Keller Center executive director Cornelia Huellstrunk said: “We are delighted to see that two Princeton undergraduates were recognized with this prestigious award. Both Matt and Rohan immersed themselves deeply in their respective fields of study but also made time to pursue their entrepreneurial passions. The Keller Center is thrilled to see that these students who leveraged many of the center’s curricular and co-curricular programs are this year’s recipients of the Slavin Fellowship.”
Fittingly, Shah and Marquardt are already close. “I am incredibly excited and honored to be named one of Princeton’s first Slavin Fellows along with my friend and classmate Rohan Shah,” said Marquardt.
Shah added: “Matt and I are both earning the entrepreneurship certificate [through the Keller Center] at Princeton and we have had many classes together throughout the years. He has told me extensively about Andluca and has been a great sounding board for Alimtas as well.”
The students said they are eager to learn from their experiences as Slavin fellows.
“I am ecstatic to grow and develop both Alimtas and my personal career under the guidance of the Slavin Family Foundation. By learning from the entire Slavin Fellowship network, I imagine Alimtas and actually, myself over a career, can deliver orders of magnitude more value to this field I so care about,” Shah said.

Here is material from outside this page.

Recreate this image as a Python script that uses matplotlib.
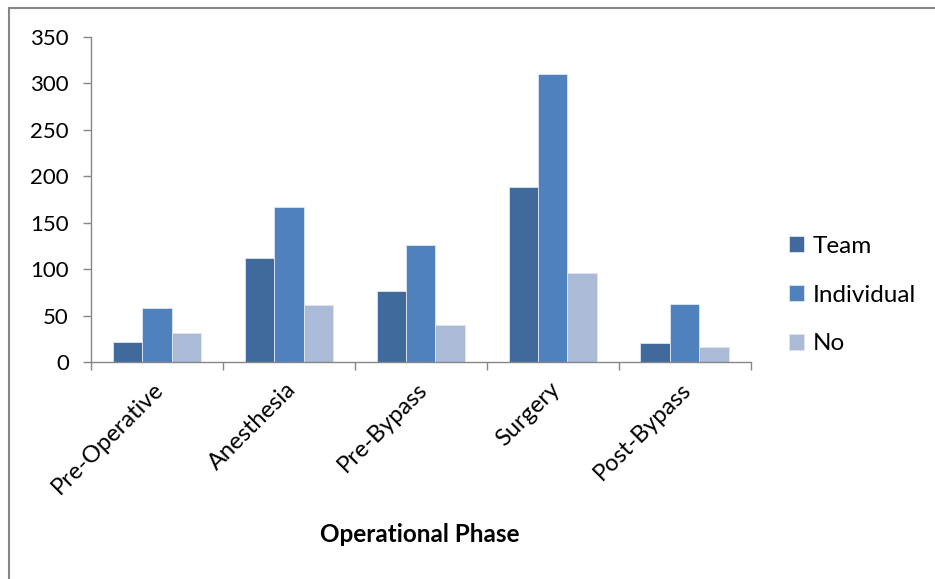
import matplotlib
matplotlib.use("Agg")
import matplotlib.pyplot as plt
from matplotlib.lines import Line2D
from matplotlib.transforms import ScaledTranslation
import numpy as np

phases = ["Pre-Operative", "Anesthesia", "Pre-Bypass", "Surgery", "Post-Bypass"]
series_names = ["Team", "Individual", "No"]
team = [22, 112, 77, 188, 20]
individual = [58, 167, 126, 310, 62]
no_resp = [31, 61, 40, 96, 16]
y_ticks = [0, 50, 100, 150, 200, 250, 300, 350]

colors = ["#406A9C", "#4F81BD", "#AABAD7"]
axis_gray = "#868686"

plt.rcParams["font.family"] = ["Lato", "DejaVu Sans"]

fig = plt.figure(figsize=(9.35, 5.79), dpi=100)
ax = fig.add_axes([0.0973, 0.3748, 0.8027 - 0.0973, 0.936 - 0.3748])

x = np.arange(len(phases))
width = 0.223
for i, (vals, name) in enumerate(zip([team, individual, no_resp], series_names)):
    ax.bar(x + (i - 1) * width, vals, width, color=colors[i], label=name,
           edgecolor="#dfe6f1", linewidth=0.6)

ax.set_xlim(-0.5, len(phases) - 0.5)
ax.set_ylim(0, 350)
ax.set_yticks(y_ticks)
ax.tick_params(axis="y", labelsize=16, length=6, width=1, color=axis_gray, pad=10)

ax.set_xticks(x)
ax.set_xticklabels(phases, rotation=45, ha="right", rotation_mode="anchor", fontsize=17)
ax.tick_params(axis="x", which="major", length=0, pad=12)
ax.set_xticks(np.arange(-0.5, len(phases)), minor=True)
ax.tick_params(axis="x", which="minor", length=6, width=1, color=axis_gray)
shift = ScaledTranslation(-4 / 100, 0, fig.dpi_scale_trans)
for lbl in ax.get_xticklabels():
    lbl.set_transform(lbl.get_transform() + shift)

for side in ["top", "right"]:
    ax.spines[side].set_visible(False)
for side in ["left", "bottom"]:
    ax.spines[side].set_color(axis_gray)
    ax.spines[side].set_linewidth(1)

fig.text(0.449, 1 - 535 / 579, "Operational Phase", ha="center", va="center",
         fontsize=17.5, fontweight="bold")

ax.legend(loc="center left", bbox_to_anchor=(0.844, 1 - 295 / 579),
          bbox_transform=fig.transFigure, frameon=False, fontsize=17.5,
          handlelength=0.62, handleheight=0.62, handletextpad=0.35,
          labelspacing=1.15, borderpad=0, borderaxespad=0)

# outer frame
fx = 8.5 / 935
fy = 1 - 8 / 579
fig.add_artist(Line2D([fx, fx], [0, fy], transform=fig.transFigure, color=axis_gray, lw=1.5))
fig.add_artist(Line2D([fx, 1], [fy, fy], transform=fig.transFigure, color=axis_gray, lw=1.5))

fig.savefig("out.png", dpi=100)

“The Slavin Fellowship’s goal of creating a close-knit network of students and mentors from around the world and across many different disciplines who can learn from one another and work together was one of the main reasons why I was drawn to the fellowship,” Marquardt said.
Slavin said he looks forward to working with Shah and Marquardt too.
“I've spoken with each of Rohan and Matthew,” said Slavin. “What's next is continuing our conversations, making some new connections, and being on call for whenever they need help.”
Along with the Invictis team, Marquardt will present at the Keller Center’s eLab Demo Days on Aug. 13-14 and conclude his summer internship with I-Corps later in August. Shah will conclude his summer internship with venture capital firm Polaris Partners and then return to campus for his senior year and to continue his work with Alimtas BioVentures.
“We look forward to watching as Rohan and Matthew continue their entrepreneurial paths,” said Maman. “They will be alumni to keep an eye on!”